The funeral was hard. It was bleak. It was raining but over 400 people showed up at the tiny stone Church. If only a quarter of that number turn up to my funeral I would feel I had lived a good life.
Despite the rain I remember feeling unaccountably thirsty. A weariness descended like mist. I walked to a copse of oak trees, seeking shelter, seeking solace. And amidst the trees I found it. Carved there, almost high enough to be out of reach, out of sight, so that only the birds could see – crude, transitory, a revelation. Bridget loves this tree. And the date, 1925. Still there after all that time. My Grandmother would have been in her late teens when she carved that. Full of the hope, optimism and joy that sustained her throughout her life. That tree made me feel that everything would be all right.
The second tree is a tree I often sit against when I need to clear my head. A Moreton Bay Fig. It stands majestic and solid in the local park, on the water’s edge, branches hanging out over the bay. The canopy is so thick the rain is soft underneath it, just a suggestion, like the touch of fingertips. I go there and sit when things seem too much, when my thoughts are in tatters. And there, on the mossy groundcover, in the watery green light, clarity returns. That tree is better than any tonic.

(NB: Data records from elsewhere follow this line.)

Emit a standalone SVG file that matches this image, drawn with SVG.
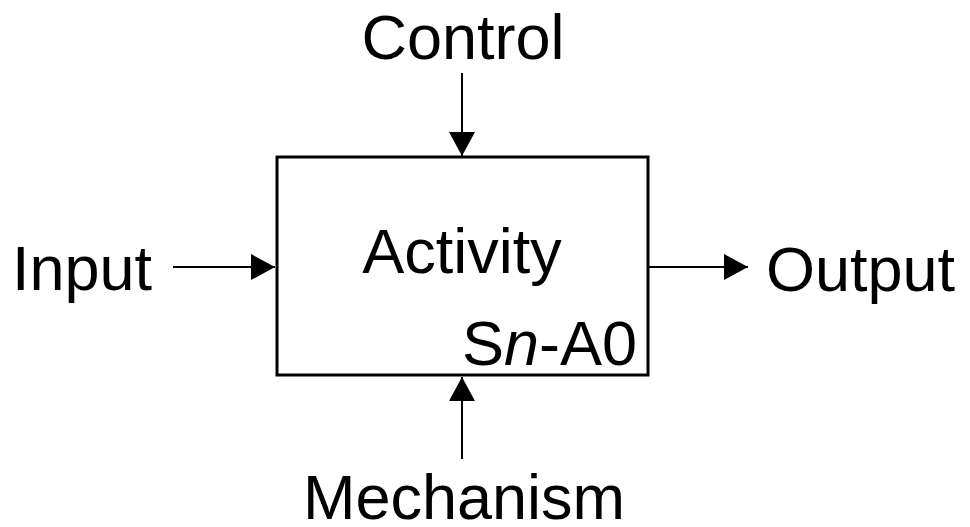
<svg xmlns="http://www.w3.org/2000/svg" width="970" height="527" viewBox="0 0 970 527">
<defs>
<style>
text{font-family:"Liberation Sans",Arial,sans-serif;font-size:63px;fill:#000}
.c{stroke:#000;stroke-width:2;fill:none}
</style>
<marker id="ah" viewBox="0 0 24 26" refX="24" refY="13" markerWidth="24" markerHeight="26" markerUnits="userSpaceOnUse" orient="auto">
<path d="M0,0 L24,13 L0,26 Z" fill="#000"/>
</marker>
</defs>
<rect width="970" height="527" fill="#fff"/>
<g id="connectors">
<line class="c" x1="462" y1="73" x2="462" y2="156" marker-end="url(#ah)"/>
<line class="c" x1="173" y1="267" x2="275" y2="267" marker-end="url(#ah)"/>
<line class="c" x1="649" y1="267" x2="748" y2="267" marker-end="url(#ah)"/>
<line class="c" x1="462" y1="459" x2="462" y2="377" marker-end="url(#ah)"/>
</g>
<g id="activity">
<rect x="277" y="157" width="371" height="218" fill="#fff" stroke="#000" stroke-width="3"/>
<text x="462" y="273" text-anchor="middle">Activity</text>
<text x="637" y="365" text-anchor="end">S<tspan font-style="italic">n</tspan>-A0</text>
</g>
<g id="control"><text x="463" y="59" text-anchor="middle">Control</text></g>
<g id="input"><text x="12" y="290">Input</text></g>
<g id="output"><text x="766" y="291">Output</text></g>
<g id="mechanism"><text x="464" y="519" text-anchor="middle">Mechanism</text></g>
</svg>
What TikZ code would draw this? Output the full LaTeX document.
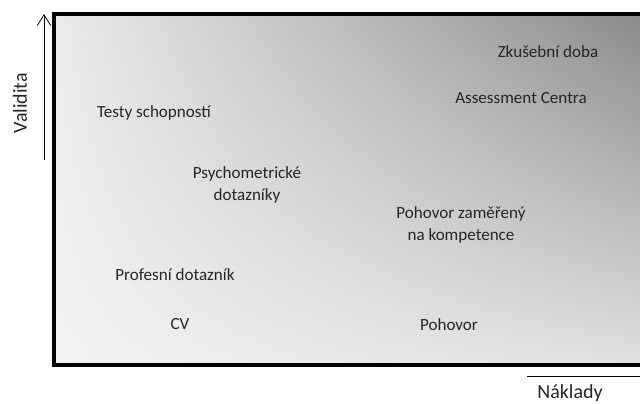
\documentclass[tikz,border=0pt]{standalone}
\usepackage{fontspec}
\setmainfont{Carlito}
\usetikzlibrary{arrows.meta,shadings}
\definecolor{cornerlight}{RGB}{243,243,243}
\definecolor{cornertopleft}{RGB}{236,236,236}
\definecolor{cornerdark}{RGB}{135,135,135}
\definecolor{cornerbottomright}{RGB}{224,224,224}
\definecolor{labeltext}{RGB}{38,38,38}
\tikzset{
  method/.style={font=\fontsize{12.8}{16}\selectfont, align=center, text=labeltext, inner sep=0pt},
  axislabel/.style={font=\fontsize{15}{18}\selectfont, text=labeltext, inner sep=0pt}
}

\begin{document}
\begin{tikzpicture}[x=0.75pt, y=-0.75pt, >={Straight Barb[length=8pt,width=10pt]}]
      \useasboundingbox (0,0) rectangle (640,404);
      \clip (0,0) rectangle (640,404);
      % field with the shading
      \shade[lower left=cornerlight, upper left=cornertopleft,
             upper right=cornerdark, lower right=cornerbottomright]
        (54,14) rectangle (660,365);
      \draw[line width=2.3pt] (660,14) -- (54,14) -- (54,365) -- (660,365);
      % axes
      \coordinate (validita-start) at (44,160);
      \coordinate (validita-end) at (44,14);
      \draw[->, line width=0.6pt] (validita-start) -- (validita-end);
      \node[axislabel, rotate=90] (validita) at (20,103) {Validita};
      \coordinate (naklady-start) at (527,376);
      \coordinate (naklady-end) at (652,376);
      \draw[->, line width=0.6pt] (naklady-start) -- (naklady-end);
      \node[axislabel] (naklady) at (570,393) {Náklady};
      % methods
      \node[method] (zkusebni) at (548,52) {Zkušební doba};
      \node[method] (assessment) at (521,98) {Assessment Centra};
      \node[method] (testy) at (154,113) {Testy schopností};
      \node[method] (psycho) at (247,185) {Psychometrické\\dotazníky};
      \node[method] (kompetence) at (461,225) {Pohovor zaměřený\\na kompetence};
      \node[method] (profesni) at (175,275) {Profesní dotazník};
      \node[method] (cv) at (180,324) {CV};
      \node[method] (pohovor) at (449,325) {Pohovor};
    \end{tikzpicture}
\end{document}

The third tree is a new tree, only planted yesterday. A gorgeous little Japanese maple, delicate as a newborn baby, little leaves turned up like cups, collecting rainwater and glimpses of sun. Planted for someone who won’t see it in this world, but hopefully is seeing it right now from the new world she inhabits. Planted with love and ceremony for my friend, Andie. A tree for her, a tree for the family left behind offering them comfort. Offering them solace. I hope that as it grows her children will sit beneath it, finding shade, finding shelter, that they will remember what they loved best about her.
The power of mother nature cannot be discounted. The trees hold magic in their branches, telling secrets, offering a balm against emptiness with a purity and force that is constant and true. Theirs is a gift as precious as life. They make up the landscape, distinct as memory. In silhouette they almost look human. Their silence is a kind of eloquence. The vastness of their trunks is home.